• **DIRECTIONS**
Go through the lines below and copy each one that holds the string "this".

• **EXERCISE INPUT**
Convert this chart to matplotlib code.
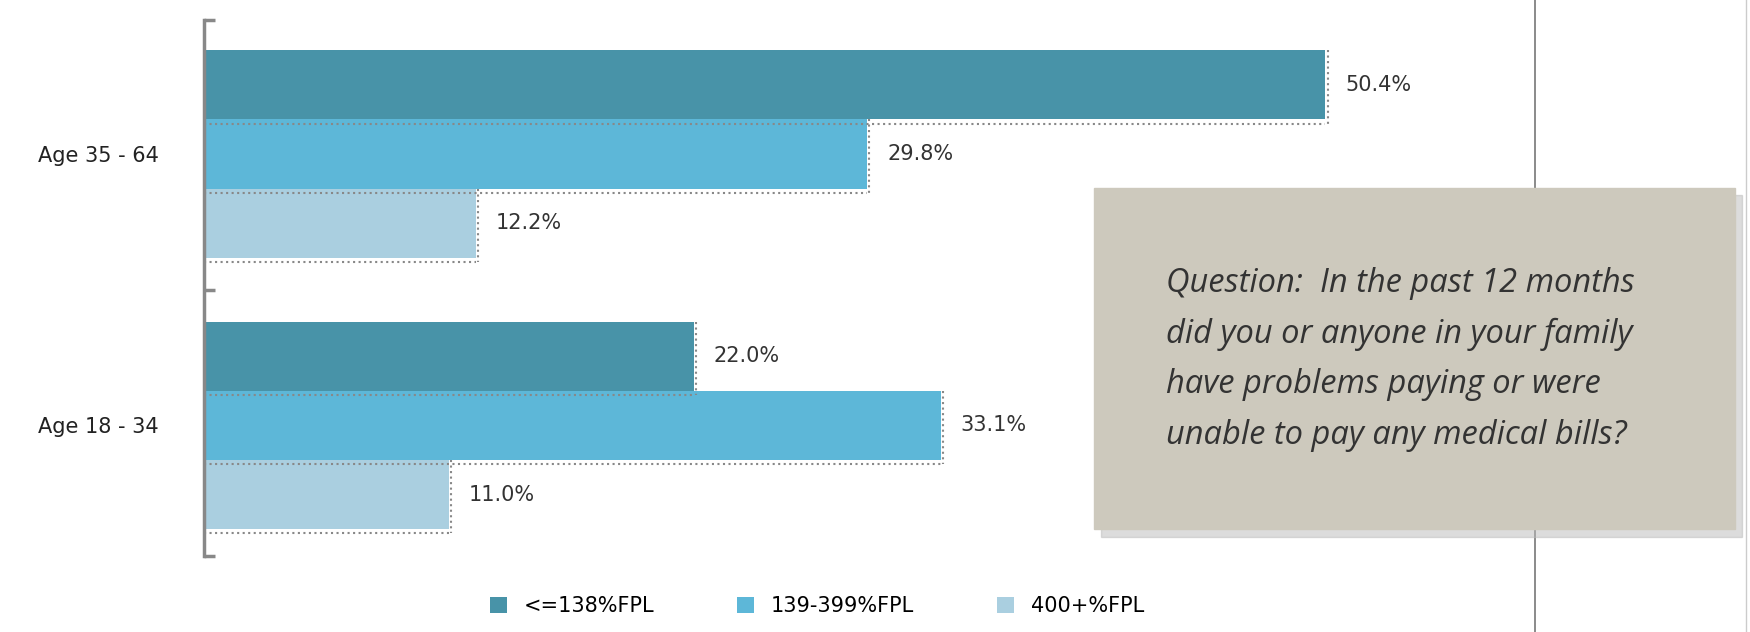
import numpy as np
import matplotlib.pyplot as plt
from matplotlib.patches import Rectangle
from matplotlib.lines import Line2D

groups = ["Age 35 - 64", "Age 18 - 34"]
series = ["<=138%FPL", "139-399%FPL", "400+%FPL"]
values = {
    "<=138%FPL": [50.4, 22.0],
    "139-399%FPL": [29.8, 33.1],
    "400+%FPL": [12.2, 11.0],
}
colors = ["#4893a8", "#5db7d8", "#aacfe0"]

W, H = 1568, 566
fig = plt.figure(figsize=(17.5, 6.32), dpi=100)
ax = fig.add_axes([183 / W, 1 - 498 / H, (1375 - 183) / W, 480 / H])

h = 62 / 243
y = np.arange(len(groups))
for i, s in enumerate(series):
    ys = y + (i - 1) * h
    bars = ax.barh(ys, values[s], height=h, color=colors[i], label=s,
                   edgecolor="none")
    for b, v in zip(bars, values[s]):
        ax.text(v + 0.9, b.get_y() + h / 2, f"{v:.1f}%", va="center",
                ha="left", fontsize=15, color="#333333")
        # dotted shadow under bars
        ax.plot([0, v], [b.get_y() + h + 0.015] * 2, ls=":", color="#888888", lw=1.5)
        ax.plot([v + 0.1] * 2, [b.get_y(), b.get_y() + h + 0.015], ls=":", color="#888888", lw=1.5)

ax.set_xlim(0, 59.8)
ax.set_ylim(1 + 117 / 243, -120 / 243)
for sp in ["top", "right", "bottom"]:
    ax.spines[sp].set_visible(False)
ax.spines["left"].set_color("#888888")
ax.spines["left"].set_linewidth(2.5)
ax.set_xticks([])
ax.set_yticks(y)
ax.set_yticklabels(groups, fontsize=15, color="#222222")
ax.tick_params(axis="y", which="major", length=0, pad=33)
ax.set_yticks([1 + 117 / 243, 0.5, -120 / 243], minor=True)
ax.tick_params(axis="y", which="minor", direction="in", length=8,
               width=2.5, color="#888888")

# right border lines
fig.add_artist(Line2D([1375 / W] * 2, [0, 1], color="#777777", lw=1.2))
fig.add_artist(Line2D([1564 / W] * 2, [0, 1], color="#cccccc", lw=1))

# text box with shadow
bx, by, bw, bh = 980 / W, 1 - 474 / H, 575 / W, 306 / H
fig.add_artist(Rectangle((bx + 0.004, by - 0.012), bw, bh, color="#bbbbbb",
                         alpha=0.5, zorder=4))
fig.add_artist(Rectangle((bx, by), bw, bh, color="#cdc9bd", zorder=5))
fig.text(1045 / W, 1 - 322 / H,
         "Question:  In the past 12 months\ndid you or anyone in your family\n"
         "have problems paying or were\nunable to pay any medical bills?",
         fontsize=23.5, style="italic", color="#333333", ha="left", va="center",
         linespacing=1.7, zorder=6, family="Open Sans")

fig.legend(loc="center", bbox_to_anchor=(732 / W, 1 - 543 / H), ncol=3,
           frameon=False, fontsize=15, handlelength=0.8, handleheight=0.8,
           columnspacing=4)

fig.savefig("out.png", facecolor="white")
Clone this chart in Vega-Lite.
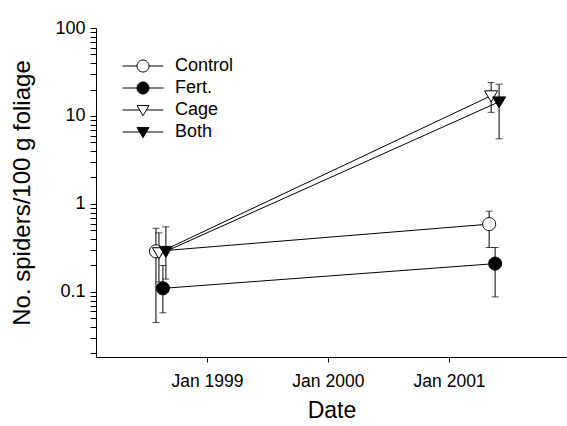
{
  "$schema": "https://vega.github.io/schema/vega-lite/v6.json",
  "width": 471,
  "height": 329,
  "autosize": {"type": "none"},
  "padding": {"left": 96, "top": 28, "right": 0, "bottom": 69},
  "background": "white",
  "config": {
    "view": {"stroke": null},
    "font": "Liberation Sans",
    "axis": {
      "domainColor": "black",
      "tickColor": "black",
      "labelColor": "black",
      "titleColor": "black",
      "labelFont": "Liberation Sans",
      "titleFont": "Liberation Sans",
      "titleFontWeight": "normal",
      "grid": false
    },
    "axisX": {"format": "%b %Y", "formatType": "utc", "tickSize": 5, "labelFontSize": 17.5, "labelPadding": 10, "titleFontSize": 23, "titlePadding": 10, "labelOverlap": false},
    "axisY": {"tickSize": 6, "labelFontSize": 18, "labelPadding": 5, "titleFontSize": 24, "titlePadding": 20, "labelOverlap": false, "labelBound": false, "labelFlush": false},
    "legend": {"labelFont": "Liberation Sans", "labelColor": "black"}
  },
  "data": {
    "values": [
      {"series": "Control", "date": "1998-07-31", "value": 0.29, "lo": 0.045, "hi": 0.53},
      {"series": "Control", "date": "2001-05-02", "value": 0.59, "lo": 0.32, "hi": 0.83},
      {"series": "Fert.", "date": "1998-08-21", "value": 0.11, "lo": 0.058, "hi": 0.2},
      {"series": "Fert.", "date": "2001-05-20", "value": 0.21, "lo": 0.088, "hi": 0.32},
      {"series": "Cage", "date": "1998-08-09", "value": 0.28, "lo": 0.13, "hi": 0.47},
      {"series": "Cage", "date": "2001-05-08", "value": 17, "lo": 11, "hi": 24},
      {"series": "Both", "date": "1998-08-30", "value": 0.29, "lo": 0.14, "hi": 0.55},
      {"series": "Both", "date": "2001-06-01", "value": 14.5, "lo": 5.5, "hi": 23}
    ]
  },
  "encoding": {
    "x": {"field": "date", "type": "temporal", "title": "Date",
      "scale": {"type": "utc", "domain": [{"year": 1998, "month": 1, "date": 31, "utc": true}, {"year": 2001, "month": 12, "date": 23, "utc": true}]},
      "axis": {
        "values": [{"year": 1999, "month": 1, "date": 1, "utc": true}, {"year": 2000, "month": 1, "date": 1, "utc": true}, {"year": 2001, "month": 1, "date": 1, "utc": true}],
        "format": "%b %Y", "formatType": "utc"
      }},
    "y": {"field": "value", "type": "quantitative", "title": "No. spiders/100 g foliage",
      "scale": {"type": "log", "domain": [0.01824, 100]},
      "axis": {
        "values": [0.02, 0.03, 0.04, 0.05, 0.06, 0.07, 0.08, 0.09, 0.1, 0.2, 0.3, 0.4, 0.5, 0.6, 0.7, 0.8, 0.9, 1, 2, 3, 4, 5, 6, 7, 8, 9, 10, 20, 30, 40, 50, 60, 70, 80, 90, 100],
        "format": "~g",
        "labelExpr": "indexof([0.1, 1, 10, 100], datum.value) >= 0 ? datum.label : ''",
        "encode": {"ticks": {"x2": {"value": {"expr": "indexof([0.1, 1, 10, 100], datum.value) >= 0 ? -6 : -3"}}}}
      }}
  },
  "layer": [
    {
      "mark": {"type": "line", "color": "black", "strokeWidth": 1},
      "encoding": {"detail": {"field": "series"}}
    },
    {
      "mark": {"type": "errorbar", "color": "black", "ticks": {"size": 7, "color": "black"}, "rule": {"strokeWidth": 1, "color": "black"}},
      "encoding": {
        "y": {"field": "lo", "type": "quantitative", "title": "No. spiders/100 g foliage",
          "scale": {"type": "log", "domain": [0.01824, 100]}},
        "y2": {"field": "hi"}
      }
    },
    {
      "mark": {"type": "point", "filled": true, "stroke": "black", "strokeWidth": 1, "size": 170, "opacity": 1},
      "encoding": {
        "shape": {"field": "series", "type": "nominal",
          "scale": {"domain": ["Control", "Fert.", "Cage", "Both"], "range": ["M-1,0A1,1 0 1,1 1,0A1,1 0 1,1 -1,0Z", "M-1,0A1,1 0 1,1 1,0A1,1 0 1,1 -1,0Z", "M-1,-0.75L1,-0.75L0,0.95Z", "M-1,-0.75L1,-0.75L0,0.95Z"]},
          "legend": null},
        "fill": {"field": "series", "type": "nominal",
          "scale": {"domain": ["Control", "Fert.", "Cage", "Both"], "range": ["white", "black", "white", "black"]},
          "legend": null}
      }
    },
    {
      "mark": {"type": "point", "filled": true, "size": 144, "opacity": 0},
      "encoding": {
        "shape": {"field": "series", "type": "nominal",
          "scale": {"domain": ["Control", "Fert.", "Cage", "Both"], "range": ["M-3.4,0H-1M1,0H3.4M-1,0A1,1 0 1,1 1,0A1,1 0 1,1 -1,0Z", "M-3.4,0H-1M1,0H3.4M-1,0A1,1 0 1,1 1,0A1,1 0 1,1 -1,0Z", "M-3.4,0H-0.56M0.56,0H3.4M-1,-0.75L1,-0.75L0,0.95Z", "M-3.4,0H-0.56M0.56,0H3.4M-1,-0.75L1,-0.75L0,0.95Z"]},
          "legend": {"title": null, "orient": "none", "legendX": 38, "legendY": 29, "padding": 0,
            "labelFontSize": 18, "labelOffset": 23, "rowPadding": 4, "symbolSize": 144, "symbolOpacity": 1, "symbolStrokeWidth": 1}},
        "fill": {"field": "series", "type": "nominal",
          "scale": {"domain": ["Control", "Fert.", "Cage", "Both"], "range": ["white", "black", "white", "black"]},
          "legend": {"title": null, "orient": "none", "legendX": 38, "legendY": 29, "padding": 0,
            "labelFontSize": 18, "labelOffset": 23, "rowPadding": 4, "symbolSize": 144, "symbolOpacity": 1, "symbolStrokeWidth": 1}},
        "stroke": {"field": "series", "type": "nominal",
          "scale": {"domain": ["Control", "Fert.", "Cage", "Both"], "range": ["black", "black", "black", "black"]},
          "legend": {"title": null, "orient": "none", "legendX": 38, "legendY": 29, "padding": 0,
            "labelFontSize": 18, "labelOffset": 23, "rowPadding": 4, "symbolSize": 144, "symbolOpacity": 1, "symbolStrokeWidth": 1}}
      }
    }
  ],
  "resolve": {"scale": {"shape": "independent", "fill": "independent", "stroke": "independent"}}
}
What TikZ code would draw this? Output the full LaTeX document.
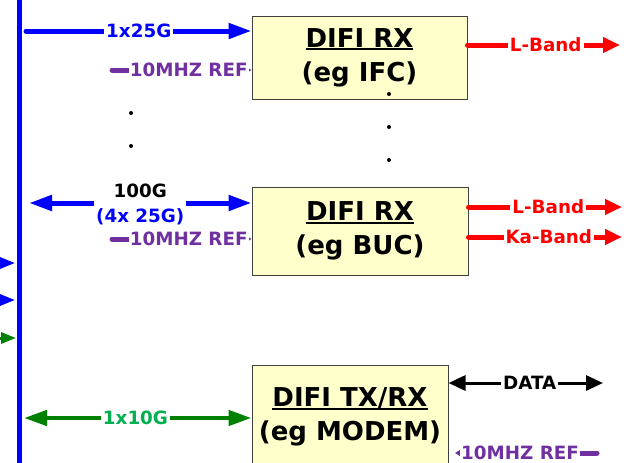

• **WORKED SOLUTION**
Convert this chart to matplotlib code.
Clone this chart in Vega-Lite.
What TikZ code would draw this? Output the full LaTeX document.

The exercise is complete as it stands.